Samples help, but scale matters more

A small sample is useful for narrowing options, but it will never show the full effect of a broadcast flake floor. Once installed, the blend reads differently because the eye sees pattern, density, and overall tone across a large area.

That is why it helps to think in terms of the room’s final feeling. Do you want the space to feel bright, clean, and airy? Grounded and practical? Sleek and high-contrast? Those questions often lead to a better choice than trying to judge one flake chip against another on color alone.

Professional guidance also matters here. An experienced coating installer can point out which blends typically perform best in active garages, which tones complement certain home styles, and which options tend to meet both design and maintenance goals.

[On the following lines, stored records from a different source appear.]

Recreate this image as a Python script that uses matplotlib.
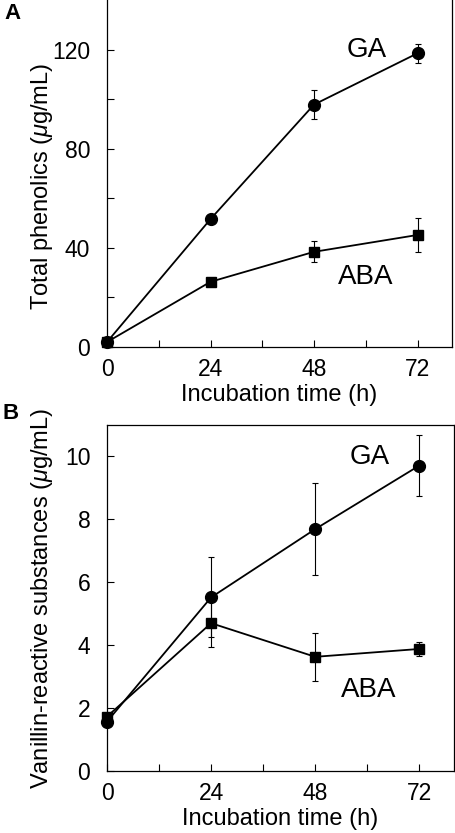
import matplotlib
matplotlib.use("Agg")
import matplotlib.pyplot as plt
from matplotlib.ticker import FixedLocator

plt.rcParams.update({
    "font.family": ["Liberation Sans", "DejaVu Sans"],
    "mathtext.fontset": "custom",
    "mathtext.it": "Liberation Sans:italic",
    "mathtext.rm": "Liberation Sans",
})

# ---- data -----------------------------------------------------------------
hours = [0, 24, 48, 72]

# panel A: total phenolics (ug/mL)
ga_phen = [2.0, 51.6, 97.8, 118.5]
ga_phen_err = [0.5, 1.0, 5.9, 3.8]
aba_phen = [2.0, 26.3, 38.4, 45.2]
aba_phen_err = [0.5, 1.0, 4.2, 6.8]

# panel B: vanillin-reactive substances (ug/mL)
ga_van = [1.57, 5.52, 7.69, 9.71]
ga_van_err = [0.1, 1.27, 1.47, 0.96]
aba_van = [1.73, 4.70, 3.63, 3.88]
aba_van_err = [0.1, 0.75, 0.77, 0.22]

x_major = [0, 24, 48, 72]
x_minor = [12, 36, 60]

W, H = 455, 833
fig = plt.figure(figsize=(W / 100, H / 100), dpi=100)
fig.patch.set_facecolor("white")


def px_axes(left, right, top, bottom):
    return fig.add_axes([left / W, 1 - bottom / H, (right - left) / W, (bottom - top) / H])


def draw_panel(ax, ga, ga_err, aba, aba_err, ylim, y_major, y_minor):
    kw = dict(color="black", lw=1.3, elinewidth=0.8, capsize=2.5, capthick=0.8,
              clip_on=False, zorder=3)
    ax.errorbar(hours, ga, yerr=ga_err, marker="o", ms=8.5, mfc="black", mec="black", **kw)
    ax.errorbar(hours, aba, yerr=aba_err, marker="s", ms=7.5, mfc="black", mec="black", **kw)
    ax.set_xlim(0, 80)
    ax.set_ylim(*ylim)
    ax.xaxis.set_major_locator(FixedLocator(x_major))
    ax.xaxis.set_minor_locator(FixedLocator(x_minor))
    ax.yaxis.set_major_locator(FixedLocator(y_major))
    if y_minor:
        ax.yaxis.set_minor_locator(FixedLocator(y_minor))
    ax.tick_params(which="both", direction="in", length=5, width=0.8,
                   top=False, right=False, labelsize=16.5)
    ax.tick_params(axis="y", pad=12)
    ax.tick_params(axis="x", pad=8)
    for sp in ax.spines.values():
        sp.set_linewidth(0.9)
    ax.set_xlabel("Incubation time (h)", fontsize=17, labelpad=2)


# ---- panel A ----------------------------------------------------------------
axA = px_axes(107, 452, 0, 347)
draw_panel(axA, ga_phen, ga_phen_err, aba_phen, aba_phen_err,
           (0, 140), [0, 40, 80, 120], [20, 60, 100])
axA.spines["top"].set_visible(False)
axA.text(60.3, 117, "GA", fontsize=20, ha="center", va="baseline")
axA.text(59.9, 25.4, "ABA", fontsize=20, ha="center", va="baseline")
fig.text(42 / W, 1 - 186 / H, r"Total phenolics ($\mathit{\mu}$g/mL)", rotation=90,
         ha="center", va="center", fontsize=17)
fig.text(4 / W, 1 - 3 / H, "A", fontsize=16, fontweight="bold", ha="left", va="top")

# ---- panel B ----------------------------------------------------------------
axB = px_axes(107, 454, 425, 771)
draw_panel(axB, ga_van, ga_van_err, aba_van, aba_van_err,
           (0, 11), [0, 2, 4, 6, 8, 10], None)
axB.text(60.6, 9.76, "GA", fontsize=20, ha="center", va="baseline")
axB.text(60.3, 2.36, "ABA", fontsize=20, ha="center", va="baseline")
fig.text(42 / W, 1 - 598 / H, r"Vanillin-reactive substances ($\mathit{\mu}$g/mL)",
         rotation=90, ha="center", va="center", fontsize=17)
fig.text(3 / W, 1 - 403 / H, "B", fontsize=16, fontweight="bold", ha="left", va="top")

fig.savefig("out.png", dpi=100, facecolor="white")
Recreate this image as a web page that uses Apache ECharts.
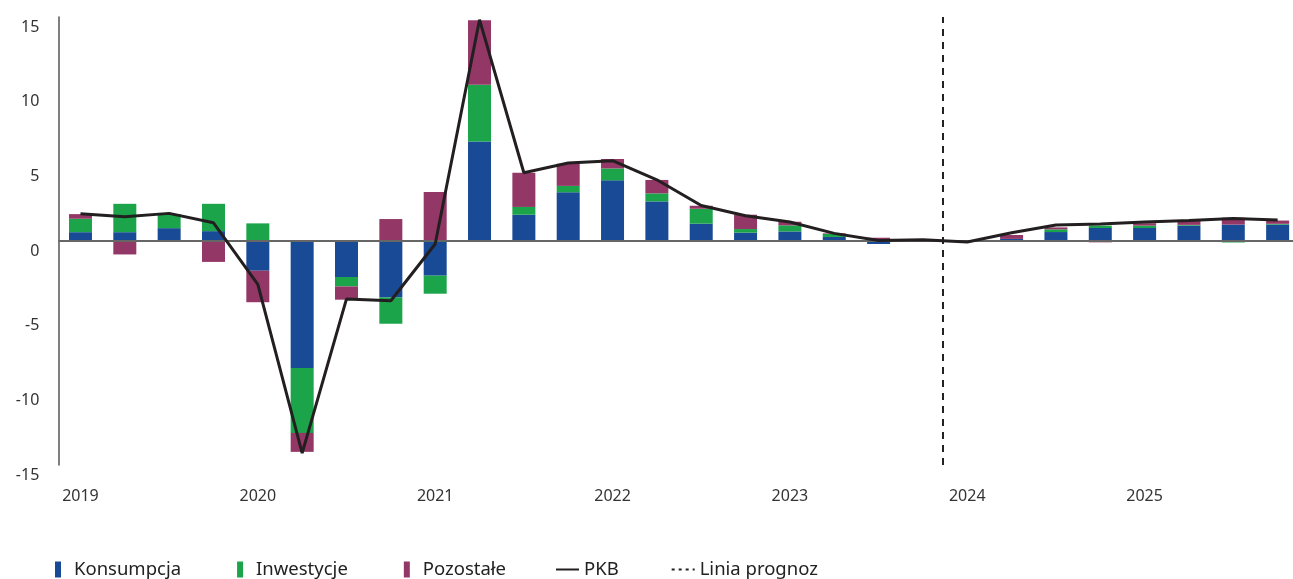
<!DOCTYPE html>
<html>
<head>
<meta charset="utf-8">
<title>PKB</title>
<script src="https://cdn.jsdelivr.net/npm/echarts@6/dist/echarts.min.js"></script>
<style>
  html, body { margin: 0; padding: 0; background: #fff; }
  #chart { width: 1293px; height: 579px; }
</style>
</head>
<body>
<div id="chart"></div>
<script>
  // kwartały 2019-2025
  var years = ['2019', '2020', '2021', '2022', '2023', '2024', '2025'];
  var quarters = [];
  years.forEach(function (y) {
    ['Q1', 'Q2', 'Q3', 'Q4'].forEach(function (q) { quarters.push(y + ' ' + q); });
  });

  var konsumpcja = [0.59, 0.59, 0.86, 0.66, -1.99, -8.5, -2.41, -3.78, -2.32, 6.67, 1.76, 3.26, 4.06, 2.65,
    1.16, 0.56, 0.64, 0.27, -0.2, 0.05, 0.02, 0.14, 0.6, 0.87, 0.87, 1.03, 1.1, 1.1];
  var inwestycje = [0.9, 1.9, 0.94, 1.83, 1.18, -4.35, -0.63, -1.76, -1.21, 3.8, 0.52, 0.43, 0.8, 0.54,
    1.0, 0.24, 0.41, 0.2, 0.05, 0, 0, 0, 0.18, 0.16, 0.16, 0.05, -0.1, 0.05];
  var pozostale = [0.31, -0.9, 0, -1.4, -2.11, -1.27, -0.89, 1.47, 3.28, 4.31, 2.29, 1.48, 0.63, 0.9,
    0.2, 0.96, 0.24, 0.04, 0.17, 0, 0, 0.26, 0.13, -0.09, 0.16, 0.3, 0.46, 0.22];
  var pkb = [1.82, 1.62, 1.85, 1.22, -2.91, -14.2, -3.88, -4.0, -0.2, 14.82, 4.57, 5.22, 5.38, 4.1,
    2.38, 1.69, 1.27, 0.51, 0.04, 0.09, -0.07, 0.55, 1.07, 1.14, 1.27, 1.38, 1.51, 1.41];
  var yTicks = [-15, -10, -5, 0, 5, 10, 15];
  var forecastAt = 19.45; // linia prognoz (pozycja w kwartałach)

  var font = 'Noto Sans';
  var myChart = echarts.init(document.getElementById('chart'));

  function bar(name, color, data) {
    return {
      name: name,
      type: 'bar',
      stack: 'pkb',
      barWidth: 23,
      itemStyle: { color: color },
      data: data
    };
  }

  var bars = [
    bar('Konsumpcja', '#184a96', konsumpcja),
    bar('Inwestycje', '#1ba44a', inwestycje),
    bar('Pozostałe', '#933766', pozostale)
  ];
  // linia zero
  bars[0].markLine = {
    silent: true,
    symbol: 'none',
    label: { show: false },
    lineStyle: { color: '#666', width: 2, type: 'solid' },
    data: [{ yAxis: 0 }]
  };

  myChart.setOption({
    animation: false,
    backgroundColor: '#fff',
    textStyle: { fontFamily: font },
    grid: { left: 58.3, right: -6.8, top: 17, bottom: 114, outerBoundsMode: 'none' },
    legend: [{
      left: 55,
      top: 560,
      padding: 0,
      icon: 'rect',
      itemWidth: 6,
      itemHeight: 16,
      itemGap: 56,
      textStyle: { fontSize: 18.5, color: '#222', padding: [0, 0, 0, 8] },
      data: ['Konsumpcja', 'Inwestycje', 'Pozostałe']
    }, {
      left: 555,
      top: 560,
      padding: 0,
      itemWidth: 23,
      itemHeight: 16,
      itemGap: 52,
      textStyle: { fontSize: 18.5, color: '#222' },
      data: [
        { name: 'PKB', itemStyle: { opacity: 0 } },
        { name: 'Linia prognoz', itemStyle: { opacity: 0 } }
      ]
    }],
    xAxis: [{
      type: 'category',
      data: quarters,
      axisLine: { show: false },
      axisTick: { show: false },
      axisLabel: {
        interval: 0,
        margin: 23,
        fontSize: 16,
        color: '#333',
        formatter: function (v) { return v.slice(-2) === 'Q1' ? v.slice(0, 4) : ''; }
      }
    }, {
      type: 'value',
      min: -0.5,
      max: quarters.length - 0.5,
      show: false
    }],
    yAxis: {
      type: 'value',
      min: yTicks[0],
      max: yTicks[yTicks.length - 1],
      interval: 5,
      axisLine: { show: true, onZero: false, lineStyle: { color: '#555', width: 1.5 } },
      axisTick: { show: false },
      splitLine: { show: false },
      axisLabel: {
        margin: 19,
        fontSize: 16,
        color: '#333',
        verticalAlign: 'top',
        padding: [2, 0, 0, 0]
      }
    },
    series: bars.concat([{
      name: 'PKB',
      type: 'line',
      symbol: 'none',
      z: 5,
      lineStyle: { color: '#231f20', width: 3 },
      itemStyle: { color: '#231f20' },
      data: pkb
    }, {
      name: 'Linia prognoz',
      type: 'line',
      xAxisIndex: 1,
      symbol: 'none',
      lineStyle: { color: '#222', width: 2.5, type: [3, 4] },
      itemStyle: { color: '#222' },
      data: [],
      markLine: {
        silent: true,
        symbol: 'none',
        label: { show: false },
        lineStyle: { color: '#222', width: 2, type: [7, 6] },
        data: [{ xAxis: forecastAt }]
      }
    }])
  });
</script>
</body>
</html>
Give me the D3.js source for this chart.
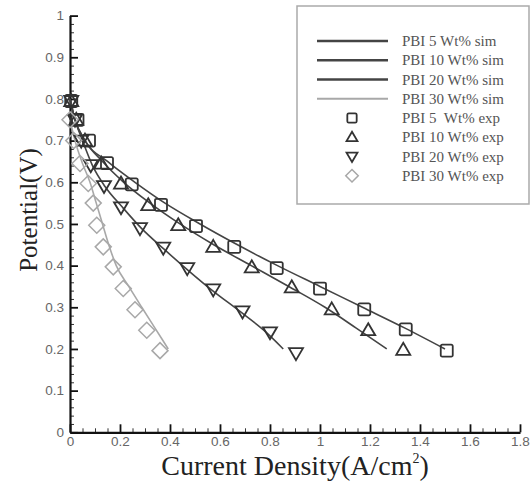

Practical factors homeowners often overlook

Color is the visible decision, but it sits on top of performance. A garage floor should not only look right. It should also be installed with proper preparation, crack repair where needed, full flake coverage, and a durable clear coat that protects the finish and makes cleanup easier.

That is part of why homeowners often choose a professional polyaspartic system instead of paint or a basic DIY coating. The finish is more refined, the color blend looks more consistent, and the floor is built for real use. If you are investing in a premium coating, picking a color that suits both the home and your day-to-day routine is worth a little extra thought.

In most cases, the best choice is a medium-toned neutral blend that works with the house, hides common garage mess, and still looks current years from now. But if your garage is designed as a standout space, going lighter or darker can absolutely make sense when the surrounding finishes support it.

A good garage floor should feel like it belongs there every time the door opens. If you are choosing carefully, that is the standard to use – not what looks best on a sample card, but what will still look right after the tools are back on the wall and the cars are parked inside.